Perché molte donne baciano una lapide?

La storia che si cela dietro questa domanda è una storia bellissima. Una vicenda solare ma che, allo stesso tempo, è stata definita “La tragedia più orribile di tutta la storia della letteratura”.

Per raccontarvela parto da un monumento. Un’opera raffigurante una sfinge. Una scultura incantevole che, però, nasconde qualcosa d’inquietante: una lapide, una pietra tombale.

Si trova nel cimitero Père-Lachaise, il più grande camposanto civile di Parigi. Forse, il più conosciuto al mondo. Ma, attenzione, non è una pietra tombale qualsiasi. Non ci sarebbe nulla di strano in una lapide decorata con un monumento. Questa è la pietra sepolcrale del grande ed immenso Oscar Wilde. Una lapide piena di baci.

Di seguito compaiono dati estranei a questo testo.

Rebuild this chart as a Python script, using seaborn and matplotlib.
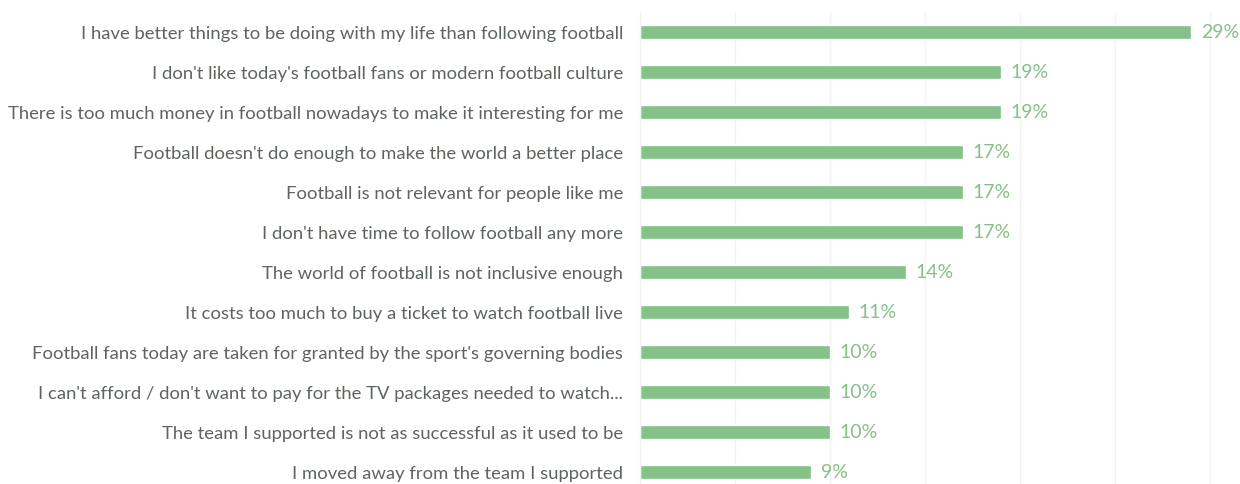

La sepoltura dell’autore de Il ritratto di Dorian Gray, oltre ad essere una vera e propria opera d’arte, è ornata da una moltitudine di impronte di labbra. Labbra rosse, lasciate – nel corso egli anni – da innumerevoli ammiratrici.

Ma perché? Cosa spinge una donna a baciare la tomba di uno scrittore? Forse per la sua infinita bravura nello scrivere? O per la sua estrema sensibilità? Forse la sua bellezza da eterno fanciullo? O per le sue opere letterarie così cariche di passione?

Per capirlo davvero bisogna fare due cose: studiare la vita di Oscar Fingal O’Flaherty Wills Wilde e leggere Il ritratto di Dorian Gray.

La vita del grande autore irlandese è contornata da avvenimenti dolorosi e tragici. A partire dal processo, istituito per sodomia ed omosessualità, che lo costrinse a due anni di carcere, alla perdita della moglie e all’abbandono degli amici più cari.

Wilde viaggia per tutto il mondo, vince premi e riconoscimenti prestigiosi per la sua poesia, verga capolavori immortali destinati a restare nella storia, frequenta i salotti buoni di Londra e Dublino e scrive opere teatrali straordinarie. Ma muore solo. Povero e malato. Lascia questo mondo all’età di 46 anni, convertendosi al cattolicesimo come ultimo desiderio.

Nelle foto che lo ritraggono da giovane, ben vestito e curato, c’è sempre un particolare che fuoriesce più d’ogni altra cosa: i suoi occhi. Occhi languidi, pieni di una luce strana, diversa. Una luce che riflette un misto di follia ed angoscia. L’angoscia di una vita fatta di gioia, di spensieratezza e di sofferenza. La stessa sofferenza che si cela ne Il ritratto di Dorian Gray: un libro insolito che, attraverso metafore ed allegorie, descrive nei particolari l’anima degli uomini.

Leggendo questo libro si ha l’impressione di rivivere la vita del grande autore. Si parte con la bellezza – preservata da un quadro – e si finisce con “l’amarezza” di non poter invecchiare. Con le rughe della pelle imprigionate in una tela.

Questo libro porta una maschera, come quella del protagonista. Una maschera di favola, di leggenda. Ma che, in realtà, è molto di più. È una rappresentazione dell’animo umano. È una raffigurazione della vita dello stesso autore. Che, in qualche modo, subisce le stesse pene di Dorian Gray.

È questa la storia che si nasconde dietro il libro. Un parallelismo inconsapevole, una simmetria ignara delle logiche della vita, fuoriuscita da una penna capace non solo d’incantare, ma anche di prevedere il futuro.

Forse è questo il motivo che spinge molte donne a baciare la pietra tombale di Oscar Wilde. Per dire addio ad un poeta, ad uno scrittore, ad un uomo carico di passione. Per salutare un artista in grado di “prevedere il futuro” e di scrivere liriche straordinarie, metriche dolci e metafore amabili. Per dire addio ad un uomo che ha seguito i suoi sentimenti ed ha pagato, patendo la pena più dura: la morte.